Then and Now: The Environmental Christmas Tree

Dec. 24—In the of 1973, the organizers of Expo '74 took a major step toward the world's fair success in Spokane by hiring Tommy Walker of Anaheim, California. Expo General Manager Petr Spurney pointed out that Walker was the country's leading producer of outdoor events and it was appropriate that Walker would be the entertainment consultant to the Spokane fair.

Tommy Walker was most famous for 12 years of work as the director of entertainment at Disneyland, including the 1955 park opening. He would also go on to stage three halftime shows at the Super Bowl, the 1986 Statue of Liberty celebration, the 1981 Ronald Reagan inauguration and other shows at the Rose Bowl and the Winter Olympics.

Walker wasted no time in proposing a way to get advance publicity for the fair and its theme of environmentalism: an "environmental Christmas tree." With just weeks to pull it off, the unique holiday ornament would be designed by engineer Jack M. Lyerla of the firm Walker, McGough, Foltz & Lyerla, Architects and Engineers.

The plan called for 120-foot cedar pole to be planted on the south shore of the Spokane River, then adorned with up to 40,000 aluminum cans, sprayed with bright paint, and strung on the guy wires to create the conifer-shaped sculpture.

The year 1970 brought the creation of the Environmental Protection Agency and the federal Clean Air Act. The Clean Water Act followed in 1972. The landmark legislation and rising environmental awareness brought a new attention to recyclables going into landfills.

Cities, counties and states were crafting and passing a variety of laws to make recycling of certain products mandatory, to encourage recycling with refund or deposit values on containers or to restrict recyclables in the garbage completely.

Cans for the holiday sculpture were donated by school children and gathered up by trucks donated by local soft drink bottlers.
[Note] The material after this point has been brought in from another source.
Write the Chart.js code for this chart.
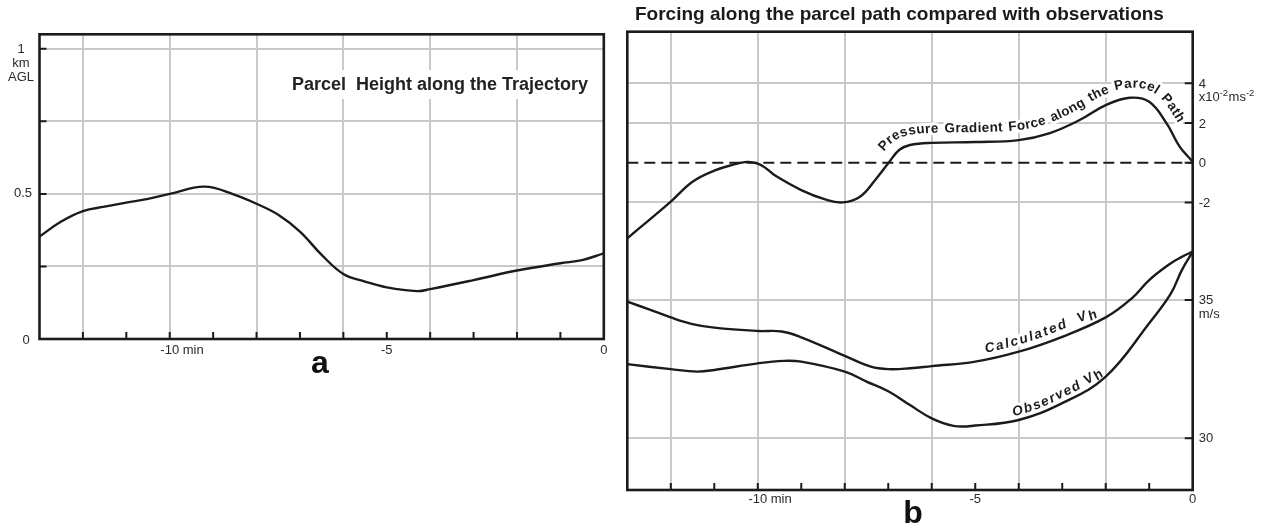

The pole was brought from St. Maries, Idaho, laid across three railroad flat cars.

The tree dedication was held Dec. 20, 1973, with a mass choir of up to 500 singers, with several hundred people in the audience. The Ferris High School band and a bell choir from Millwood Presbyterian also performed.

Organizers promised that the cans would be recycled and proceeds given to children's charities.

Tommy Walker died in 1986 at age 63.